▶ [Goal]:
Only the lines from the start of the data to the line containing "const recessions = [[2001.25, 2001.9], [2008.0, 2009.47]];", both included, should be output, exactly and without pictures.

+-------+

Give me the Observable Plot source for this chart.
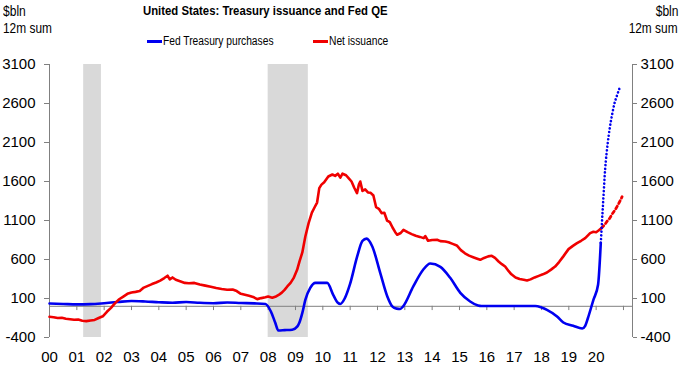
<!DOCTYPE html>
<html><head><meta charset="utf-8">
<script src="https://cdn.jsdelivr.net/npm/d3@7"></script>
<script src="https://cdn.jsdelivr.net/npm/@observablehq/plot@0.6"></script>
<style>
body{margin:0;background:#fff;font-family:"Liberation Sans",Arial,sans-serif;}
#wrap{position:relative;width:682px;height:366px;overflow:hidden;}
#wrap svg{position:absolute;left:0;top:0;}
.t{position:absolute;white-space:nowrap;color:#000;line-height:1;}
.sw{position:absolute;height:3px;width:15px;}
</style></head><body>
<div id="wrap"></div>
<script>
const title = "United States: Treasury issuance and Fed QE";
const unitLines = ["$bln", "12m sum"];
const seriesNames = ["Fed Treasury purchases", "Net issuance"];
const seriesColors = ["#0000f0", "#f00000"];

const xTicks = d3.range(2000, 2021);
const xTickLabels = ["00","01","02","03","04","05","06","07","08","09","10","11","12","13","14","15","16","17","18","19","20"];
const xMinorTicks = d3.range(2001, 2022);
const yTicks = [-400, 100, 600, 1100, 1600, 2100, 2600, 3100];
const xDomain = [2000, 2021.33];
const yDomain = [-400, 3100];

const recessions = [[2001.25, 2001.9], [2008.0, 2009.47]];

// Fed Treasury purchases, $bln 12m sum (solid = actual)
const fedPurchases = [
 [2000.0,35],[2000.5,30],[2001.0,25],[2001.5,28],[2002.0,40],[2002.5,55],[2003.0,68],[2003.5,62],
 [2004.0,52],[2004.5,45],[2005.0,55],[2005.5,45],[2006.0,40],[2006.5,48],[2007.0,42],[2007.5,38],
 [2007.9,30],[2008.1,-66],[2008.26,-212],[2008.37,-310],[2008.6,-306],[2008.88,-300],[2009.07,-258],
 [2009.14,-212],[2009.25,-85],[2009.36,83],[2009.54,237],[2009.73,300],[2010.16,300],[2010.38,147],
 [2010.55,45],[2010.64,30],[2010.8,100],[2011.0,290],[2011.25,630],[2011.45,840],[2011.6,868],
 [2011.81,767],[2012.1,429],[2012.36,126],[2012.54,0],[2012.7,-30],[2012.83,-34],[2012.94,0],
 [2013.31,254],[2013.67,468],[2013.93,548],[2014.3,506],[2014.66,365],[2015.03,173],[2015.39,62],
 [2015.68,10],[2015.8,4],[2017.77,4],[2018.0,-15],[2018.2,-45],[2018.57,-130],[2018.8,-208],
 [2019.16,-250],[2019.49,-284],[2019.6,-250],[2019.7,-150],[2019.9,83],[2020.07,276],[2020.17,814]
];
// Fed purchases projection (dotted)
const fedProjection = [
 [2020.17,814],[2020.25,1300],[2020.33,1760],[2020.42,2080],[2020.5,2290],[2020.58,2450],
 [2020.67,2600],[2020.75,2690],[2020.85,2790]
];
// Net issuance, $bln 12m sum (solid = actual)
const netIssuance = [
 [2000.0,-135],[2000.15,-140],[2000.3,-150],[2000.45,-148],[2000.6,-160],[2000.75,-165],[2000.9,-172],
 [2001.05,-170],[2001.2,-185],[2001.35,-190],[2001.5,-182],[2001.65,-175],[2001.8,-150],[2001.95,-128],
 [2002.1,-70],[2002.25,-20],[2002.4,40],[2002.55,90],[2002.7,125],[2002.85,160],[2003.0,178],
 [2003.15,185],[2003.3,195],[2003.45,240],[2003.6,262],[2003.75,285],[2003.9,305],[2004.05,330],
 [2004.2,362],[2004.32,392],[2004.4,345],[2004.5,370],[2004.62,340],[2004.8,318],[2004.95,300],
 [2005.1,296],[2005.3,300],[2005.5,280],[2005.7,265],[2005.9,250],[2006.1,235],[2006.3,222],
 [2006.5,212],[2006.7,215],[2006.85,195],[2007.0,160],[2007.15,148],[2007.3,135],[2007.45,120],
 [2007.6,92],[2007.75,105],[2007.9,115],[2008.0,126],[2008.15,110],[2008.26,122],[2008.4,150],
 [2008.5,175],[2008.6,210],[2008.7,254],[2008.82,300],[2008.93,361],[2009.06,468],[2009.15,580],
 [2009.25,690],[2009.36,895],[2009.48,1067],[2009.6,1200],[2009.7,1270],[2009.79,1330],[2009.87,1515],
 [2009.95,1560],[2010.05,1590],[2010.2,1664],[2010.35,1690],[2010.45,1672],[2010.55,1700],
 [2010.64,1650],[2010.72,1700],[2010.85,1680],[2010.95,1640],[2011.05,1600],[2011.15,1520],
 [2011.25,1451],[2011.32,1560],[2011.37,1600],[2011.45,1480],[2011.55,1500],[2011.65,1460],
 [2011.75,1455],[2011.85,1420],[2011.95,1270],[2012.05,1250],[2012.15,1195],[2012.25,1200],
 [2012.35,1100],[2012.45,1080],[2012.55,1010],[2012.65,950],[2012.72,917],[2012.85,940],
 [2012.95,981],[2013.1,950],[2013.25,925],[2013.4,905],[2013.55,890],[2013.69,874],[2013.75,900],
 [2013.85,840],[2014.0,850],[2014.18,853],[2014.3,835],[2014.48,831],[2014.6,820],[2014.75,800],
 [2014.9,780],[2015.05,720],[2015.2,680],[2015.35,650],[2015.5,630],[2015.65,610],[2015.76,596],
 [2015.9,620],[2016.05,640],[2016.18,647],[2016.3,620],[2016.43,574],[2016.55,540],[2016.67,510],
 [2016.8,450],[2016.9,410],[2017.05,370],[2017.2,350],[2017.35,340],[2017.47,330],[2017.6,345],
 [2017.75,370],[2017.9,390],[2018.05,410],[2018.2,433],[2018.35,470],[2018.5,510],[2018.65,570],
 [2018.8,640],[2018.99,733],[2019.15,775],[2019.3,810],[2019.45,840],[2019.6,874],[2019.7,910],
 [2019.78,938],[2019.9,955],[2020.0,950],[2020.1,975],[2020.2,1005]
];
// Net issuance projection (dashed)
const netProjection = [
 [2020.2,1005],[2020.3,1040],[2020.4,1090],[2020.5,1130],[2020.6,1190],[2020.7,1240],[2020.8,1300],[2020.95,1405]
];

const X = d => d[0], Y = d => d[1];
const axisColor = "#808080";

const chart = Plot.plot({
  width: 682, height: 366,
  marginTop: 64, marginBottom: 29, marginLeft: 49, marginRight: 50,
  style: {fontSize: "15px", fontFamily: "'Liberation Sans', Arial, sans-serif", background: "white", color: "black"},
  x: {domain: xDomain},
  y: {domain: yDomain},
  marks: [
    Plot.rect(recessions, {x1: d => d[0], x2: d => d[1], fill: "#d9d9d9"}),
    Plot.ruleY([0], {stroke: axisColor, strokeWidth: 1}),
    Plot.ruleX(xMinorTicks, {x: d => d, y1: 0, y2: -55, stroke: axisColor}),
    Plot.ruleX(xDomain, {x: d => d, stroke: axisColor}),
    Plot.axisY({anchor: "left", ticks: yTicks, tickFormat: d => String(d), tickSize: 5, tickPadding: 9, label: null, stroke: axisColor}),
    Plot.axisY({anchor: "right", ticks: yTicks, tickFormat: d => String(d), tickSize: 4, tickPadding: 4, label: null, stroke: axisColor}),
    Plot.axisX({ticks: xTicks, tickFormat: (d, i) => xTickLabels[i], tickSize: 0, tickPadding: 14, label: null}),
    Plot.line(fedPurchases, {x: X, y: Y, stroke: seriesColors[0], strokeWidth: 2.6, curve: "monotone-x"}),
    Plot.line(netIssuance, {x: X, y: Y, stroke: seriesColors[1], strokeWidth: 2.6}),
    Plot.line(netProjection, {x: X, y: Y, stroke: seriesColors[1], strokeWidth: 2.8, strokeDasharray: "3,3"}),
    Plot.line(fedProjection, {x: X, y: Y, stroke: seriesColors[0], strokeWidth: 2.6, curve: "monotone-x", strokeDasharray: "0.1,3.6", strokeLinecap: "round"})
  ]
});

const wrap = document.getElementById("wrap");
wrap.appendChild(chart);

function addText(txt, opts, sx, origin) {
  const el = document.createElement("div");
  el.className = "t";
  el.textContent = txt;
  Object.assign(el.style, opts);
  el.style.transform = "scaleX(" + sx + ")";
  el.style.transformOrigin = origin || "left center";
  wrap.appendChild(el);
  return el;
}
addText(title, {left: "143px", top: "3.6px", fontSize: "13.5px", fontWeight: "bold"}, 0.84);
addText(unitLines[0], {left: "3px", top: "3.6px", fontSize: "14px"}, 0.86);
addText(unitLines[1], {left: "3px", top: "20.6px", fontSize: "14px"}, 0.85);
addText(unitLines[0], {right: "4px", top: "3.6px", fontSize: "14px"}, 0.86, "right center");
addText(unitLines[1], {right: "4px", top: "20.6px", fontSize: "14px"}, 0.85, "right center");

const legendX = [147, 313];
seriesNames.forEach((name, i) => {
  const sw = document.createElement("div");
  sw.className = "sw";
  Object.assign(sw.style, {left: legendX[i] + "px", top: "40px", background: seriesColors[i]});
  wrap.appendChild(sw);
  addText(name, {left: (legendX[i] + 16) + "px", top: "35.4px", fontSize: "12.5px"}, 0.82);
});
</script>
</body></html>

+-------+

▶ [Solution for this task]:
Give me the Observable Plot source for this chart.
<!DOCTYPE html>
<html><head><meta charset="utf-8">
<script src="https://cdn.jsdelivr.net/npm/d3@7"></script>
<script src="https://cdn.jsdelivr.net/npm/@observablehq/plot@0.6"></script>
<style>
body{margin:0;background:#fff;font-family:"Liberation Sans",Arial,sans-serif;}
#wrap{position:relative;width:682px;height:366px;overflow:hidden;}
#wrap svg{position:absolute;left:0;top:0;}
.t{position:absolute;white-space:nowrap;color:#000;line-height:1;}
.sw{position:absolute;height:3px;width:15px;}
</style></head><body>
<div id="wrap"></div>
<script>
const title = "United States: Treasury issuance and Fed QE";
const unitLines = ["$bln", "12m sum"];
const seriesNames = ["Fed Treasury purchases", "Net issuance"];
const seriesColors = ["#0000f0", "#f00000"];

const xTicks = d3.range(2000, 2021);
const xTickLabels = ["00","01","02","03","04","05","06","07","08","09","10","11","12","13","14","15","16","17","18","19","20"];
const xMinorTicks = d3.range(2001, 2022);
const yTicks = [-400, 100, 600, 1100, 1600, 2100, 2600, 3100];
const xDomain = [2000, 2021.33];
const yDomain = [-400, 3100];

const recessions = [[2001.25, 2001.9], [2008.0, 2009.47]];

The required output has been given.